FERC’s rules around approving projects that influence climate change are far from clear, but it has ruled on such impact before, Sierra Club attorney Nathan Matthews said during the hearing. In a case involving Northern Natural Gas Pipeline, it said 315 tons of GHG emissions per year was well below any threshold it would consider. 

“FERC could have done the same here where the 3.6 million tons per year of emissions are 36 times FERC’s draft threshold, which itself was equal to or higher than every other threshold any other agency proposed,” Matthews said. 

The commission has drafted rules amending how it processes natural gas projects, but they have not advanced since former Chair Richard Glick released them in 2022 and then had to withdraw them after criticism from the industry and Capitol Hill. 

The proposed facility would release 550 tons per year of nitrogen dioxide, which is harmful at any level and will cause the area around the terminal to exceed EPA’s limit for the gas in air quality standards, Matthews said. 

“FERC simply misunderstands cumulative effects,” Matthews said. “FERC concluded that there would be no cumulative impact problem here because the individual incremental impact of this project was individually insignificant. But the central thrust of the cumulative impact regulation and doctrine is to guard against the death of 1,000 cuts.” 

‘Incremental Impacts’

Judge Bradley Garcia asked whether the issue was FERC’s failure to label the nitrogen dioxide emissions as significant, which would have at least required it to explain why the facility should move forward regardless. 

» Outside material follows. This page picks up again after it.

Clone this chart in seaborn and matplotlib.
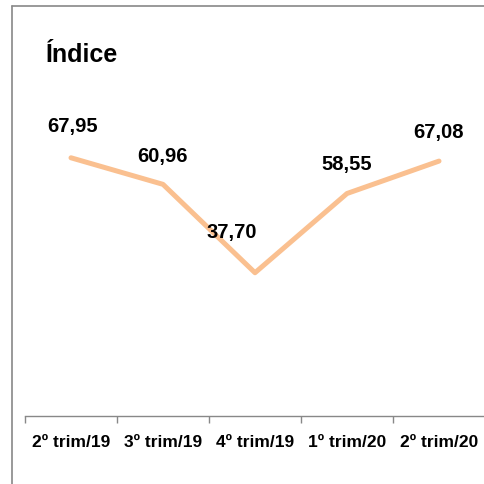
import matplotlib
matplotlib.use("Agg")
import matplotlib.pyplot as plt
import seaborn as sns
import pandas as pd
from matplotlib.lines import Line2D

categories = ["2º trim/19", "3º trim/19", "4º trim/19", "1º trim/20", "2º trim/20"]
values = [67.95, 60.96, 37.70, 58.55, 67.08]
labels = ["67,95", "60,96", "37,70", "58,55", "67,08"]
label_offsets = [(2, 32), (-1, 29), (-23, 41), (0, 30), (-1, 30)]

sns.set_theme(style="white")
fam = ["Liberation Sans", "DejaVu Sans"]
plt.rcParams["font.family"] = fam
plt.rcParams["text.color"] = "black"
plt.rcParams["xtick.color"] = "black"

fig = plt.figure(figsize=(4.85, 4.85), dpi=100)
ax = fig.add_axes([25/485, 68/485, 460/485, 380/485])

df = pd.DataFrame({"cat": categories, "val": values})
df["x"] = range(len(df))
sns.lineplot(data=df, x="x", y="val", ax=ax, color="#FAC090", linewidth=3.6, sort=False)

for i, (v, lab, off) in enumerate(zip(values, labels, label_offsets)):
    ax.annotate(lab, (i, v), xytext=off, textcoords="offset pixels",
                ha="center", va="center", fontsize=14.5, fontweight="bold", color="black")

ax.set_xlim(-0.5, len(categories) - 0.5)
ax.set_ylim(0, 100)
ax.set_xlabel("")
ax.set_ylabel("")
ax.set_yticks([])
ax.set_xticks(range(len(categories)))
ax.set_xticklabels(categories, fontsize=12.5, fontweight="bold", color="black")
ax.tick_params(axis="x", length=0, pad=13)
ax.set_xticks([i - 0.5 for i in range(len(categories) + 1)], minor=True)
ax.tick_params(axis="x", which="minor", length=5, width=1, color="#888888", direction="out", bottom=True)
for s in ["top", "right", "left"]:
    ax.spines[s].set_visible(False)
ax.spines["bottom"].set_color("#888888")
ax.spines["bottom"].set_linewidth(1)

fig.text(46/485, 1 - 55/485, "Índice", fontsize=18, fontweight="bold", ha="left", va="center", color="black")

# outer frame (top and left edges visible)
fig.add_artist(Line2D([12/485, 12/485], [0, 1 - 7/485], transform=fig.transFigure,
                      color="#888888", linewidth=1.2))
fig.add_artist(Line2D([12/485, 1], [1 - 7/485, 1 - 7/485], transform=fig.transFigure,
                      color="#888888", linewidth=1.2))

fig.savefig("out.png", dpi=100)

“For every impact you identify as significant, you have to discuss mitigation of that impact,” Matthews said. “And here, we think that they could have redesigned the terminal to reduce these emissions, even if they were going to still approve the terminal.” 

A decision from the D.C. Circuit last year in a case the Center for Biological Diversity brought against FERC’s approval of an LNG facility in Alaska clearly laid out what the regulator had to do under the Natural Gas Act in its review of Commonwealth LNG, said FERC Attorney Susanna Chu. 

“Because, like this case, it’s a purely Section Three terminal case, there’s no Section Seven pipeline involved,” Chu said, referring to relevant sections of the Natural Gas Act. “So, the standard here is that the commission must approve the terminal proposal unless it makes a finding that the terminal is actually inconsistent with the public interest.” 

Chu was asked why FERC did not follow its finding in Northern Pass and determine that the 3.6 million tons of annual CO2 emissions from Commonwealth LNG are significant. The 100,000 tons per year threshold was only a draft proposal and FERC has not adopted it, Chu said.  

Judge Florence Pan asked whether there was any chance FERC would pick a threshold more than 36 times its proposal. 

Chu said that FERC has yet to make any final decisions on the question, but Pan pressed on — asking whether the project’s emissions would be significant if it increased the state of Louisiana’s emissions by 20%. 

“The issue with global climate change, as the commission explained in the environmental statement, is that there are incremental impacts,” Chu said. “And … you can’t attribute physical … global climate change impacts, such as sea level rise or other specific impacts, to a particular project. At least, the commission has not yet been able to identify a methodology that would allow it to do so.” 

FERC actually did more work than it had on previous projects in quantifying the emissions from Commonwealth. Garcia asked whether any of that influenced its decision-making when it came to mitigating pollution. 

The commission discussed climate change, but said it was unable to determine whether an individual project such as Commonwealth LNG would have a major impact on it, Chu said. Pan then said that it would seem easier to make an actual finding of significance and assess ways for the project to mitigate those impacts than to wind up in more litigation. 

“It’s been something that the agency has been grappling with,” Chu said. “I mean, this is a bipartisan, independent commission. And we see from the different, the evolution of the cases, the commission is moving [toward] more and more information in the environmental analysis.”